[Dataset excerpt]
-*-

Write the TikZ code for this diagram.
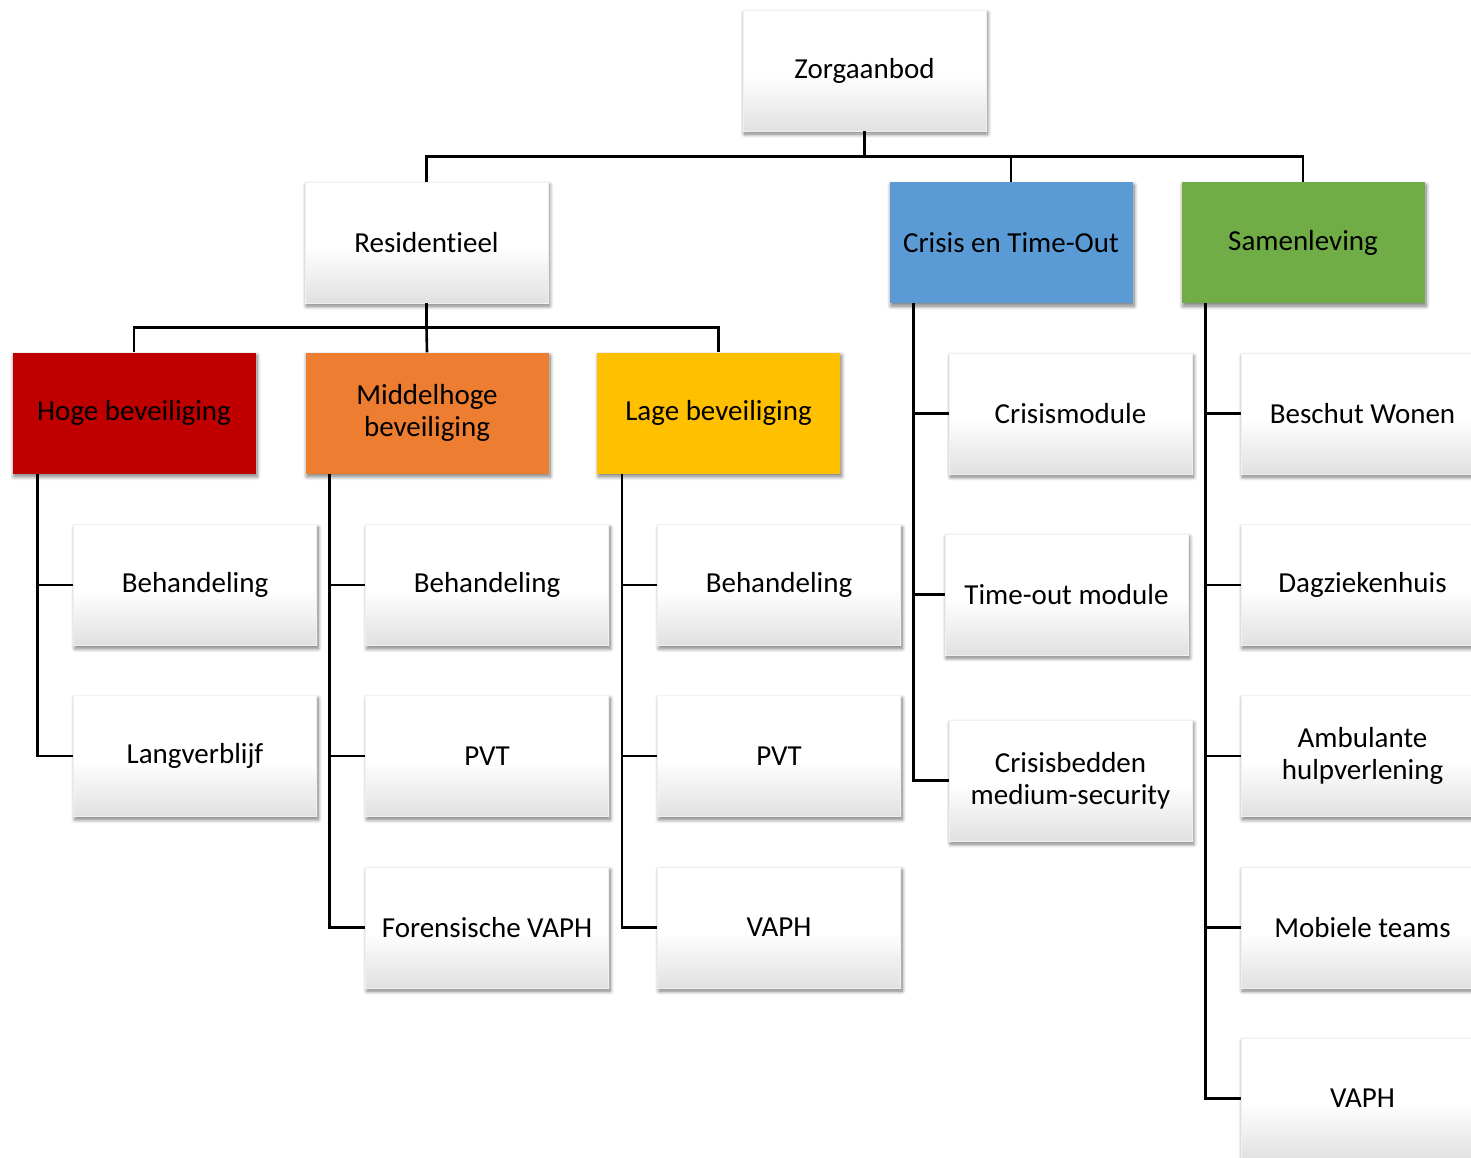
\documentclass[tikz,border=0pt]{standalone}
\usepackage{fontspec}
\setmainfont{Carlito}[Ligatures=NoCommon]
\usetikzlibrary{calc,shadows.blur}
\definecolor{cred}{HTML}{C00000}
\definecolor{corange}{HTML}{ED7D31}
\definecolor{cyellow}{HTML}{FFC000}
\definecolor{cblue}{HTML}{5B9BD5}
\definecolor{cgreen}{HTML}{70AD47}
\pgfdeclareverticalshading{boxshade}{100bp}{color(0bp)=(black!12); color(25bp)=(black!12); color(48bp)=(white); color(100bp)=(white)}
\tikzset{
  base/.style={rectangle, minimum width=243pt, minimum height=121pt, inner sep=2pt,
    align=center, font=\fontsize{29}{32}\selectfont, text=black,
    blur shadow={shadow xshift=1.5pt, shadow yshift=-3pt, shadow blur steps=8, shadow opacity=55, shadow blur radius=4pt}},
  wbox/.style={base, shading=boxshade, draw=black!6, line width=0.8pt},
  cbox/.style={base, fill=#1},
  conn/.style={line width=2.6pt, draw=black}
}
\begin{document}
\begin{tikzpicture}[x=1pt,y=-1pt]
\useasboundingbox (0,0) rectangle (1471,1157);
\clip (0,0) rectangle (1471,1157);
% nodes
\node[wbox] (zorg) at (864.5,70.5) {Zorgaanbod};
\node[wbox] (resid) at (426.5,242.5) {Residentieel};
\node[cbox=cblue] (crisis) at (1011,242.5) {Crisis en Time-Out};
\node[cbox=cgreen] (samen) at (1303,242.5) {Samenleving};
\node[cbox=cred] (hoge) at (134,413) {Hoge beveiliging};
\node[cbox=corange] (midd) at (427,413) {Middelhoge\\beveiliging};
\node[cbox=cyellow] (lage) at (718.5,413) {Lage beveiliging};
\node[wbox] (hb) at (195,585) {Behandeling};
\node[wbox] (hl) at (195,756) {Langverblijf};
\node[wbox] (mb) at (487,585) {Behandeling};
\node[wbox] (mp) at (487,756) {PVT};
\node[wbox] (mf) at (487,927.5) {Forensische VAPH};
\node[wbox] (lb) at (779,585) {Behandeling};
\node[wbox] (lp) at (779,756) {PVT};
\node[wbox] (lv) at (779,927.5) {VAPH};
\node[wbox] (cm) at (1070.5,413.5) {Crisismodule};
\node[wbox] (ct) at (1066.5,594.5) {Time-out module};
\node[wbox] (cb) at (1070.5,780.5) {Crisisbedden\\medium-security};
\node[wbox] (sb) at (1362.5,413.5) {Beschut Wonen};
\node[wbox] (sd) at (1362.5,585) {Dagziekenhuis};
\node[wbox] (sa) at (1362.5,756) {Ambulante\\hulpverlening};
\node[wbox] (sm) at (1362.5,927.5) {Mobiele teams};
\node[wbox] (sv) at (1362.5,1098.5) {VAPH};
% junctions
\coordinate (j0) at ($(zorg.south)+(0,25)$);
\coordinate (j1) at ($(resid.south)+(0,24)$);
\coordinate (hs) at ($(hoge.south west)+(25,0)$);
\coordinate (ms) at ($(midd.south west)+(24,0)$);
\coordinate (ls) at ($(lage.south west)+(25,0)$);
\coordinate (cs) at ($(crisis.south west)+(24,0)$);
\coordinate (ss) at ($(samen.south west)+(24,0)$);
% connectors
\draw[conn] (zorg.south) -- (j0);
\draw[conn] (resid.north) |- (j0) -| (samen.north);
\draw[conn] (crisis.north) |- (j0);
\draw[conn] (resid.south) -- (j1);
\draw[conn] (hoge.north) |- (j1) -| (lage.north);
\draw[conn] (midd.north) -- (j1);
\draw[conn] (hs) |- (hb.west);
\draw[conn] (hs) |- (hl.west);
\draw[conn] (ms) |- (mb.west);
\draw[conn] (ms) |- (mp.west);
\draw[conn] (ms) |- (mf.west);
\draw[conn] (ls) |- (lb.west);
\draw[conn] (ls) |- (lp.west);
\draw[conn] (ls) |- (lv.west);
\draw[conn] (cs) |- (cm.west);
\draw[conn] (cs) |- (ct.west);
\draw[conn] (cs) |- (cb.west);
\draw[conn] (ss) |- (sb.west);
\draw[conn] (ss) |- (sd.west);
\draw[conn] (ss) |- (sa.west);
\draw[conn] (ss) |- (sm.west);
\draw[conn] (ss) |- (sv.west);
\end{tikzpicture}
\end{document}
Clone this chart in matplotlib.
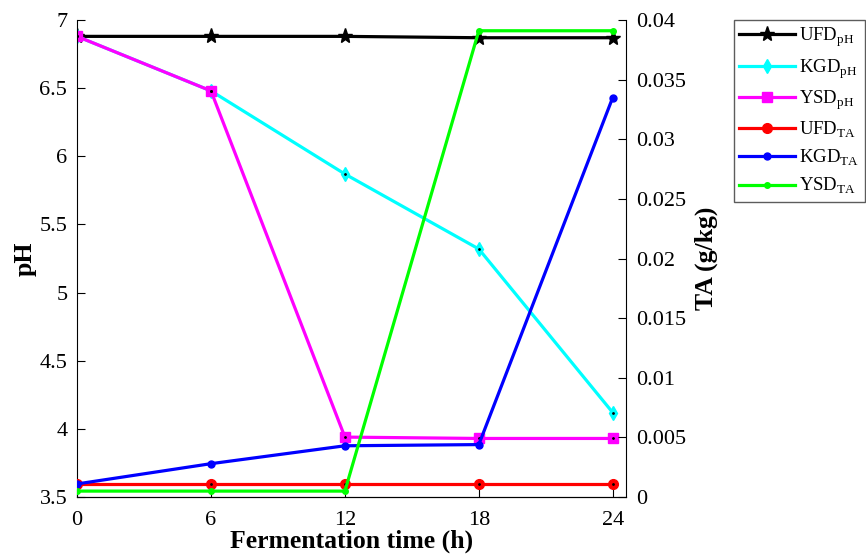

-*-

For the string "this", count the lines of the entries above that include it; answer with the number only.

*The output*:
2